Quote from: DeCarlo Rules on July 10, 2016, 03:44:39 AM
Going back to the Superman example, when Jack Kirby got hired away from Marvel by DC Comics, and began his stint there by taking over as the writer/artist on SUPERMAN'S PAL JIMMY OLSEN, the DC art editor looked at the resultant artwork and decided that Superman as drawn by Kirby looked entirely too inconsistent with the one being published in SUPERMAN and ACTION COMICS, and so artist Al Plastino was assigned to redraw the Superman heads which were then pasted over Kirby's original art, to make the character more consistent with the standard Superman style.

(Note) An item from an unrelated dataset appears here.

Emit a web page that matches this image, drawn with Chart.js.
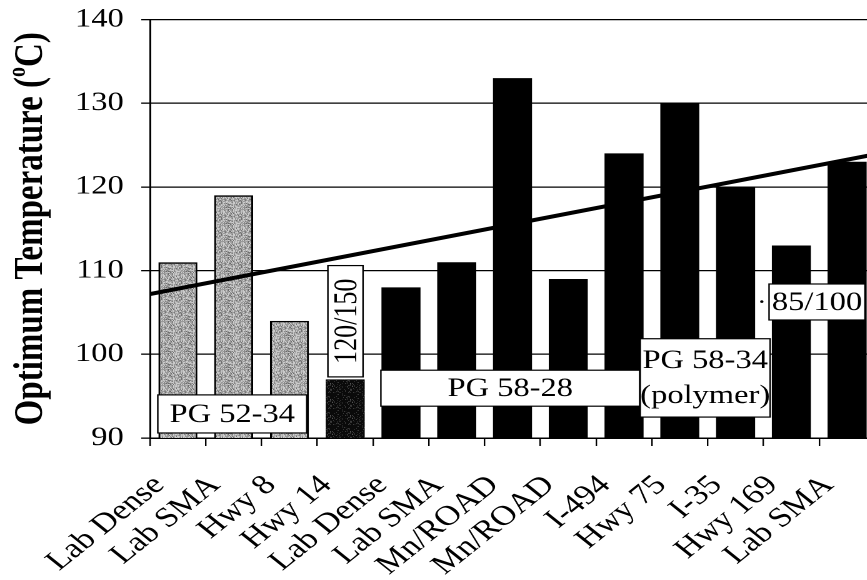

Just a question for you or anyone else that may know, but I was of the belief that in addition to Al Plastino that Curt Swan and/or Murphy Anderson also had redrawn Superman's head in those 70's Jimmy Olsen comics.  Also that Anderson, Neal Adams, or Vince Colletta specifically inked just the head to make it more consistent with what DC wanted Superman to look like.  Has anyone seen other names connected to the redrawn Kirby heads(other than possibly Mike Royer)?
Comics!

BettyReggie

I have only seen her a few times. Whenever Veronica goes shopping in Paris her mom was there. I think she is in first issue of Veronica. Whenever the Lodges mansion was robbed she was there because she was worried that her jewelry was stolen. But she was in Life With Archie when her husband had a nervous breakdown & she had take over Lodge industries.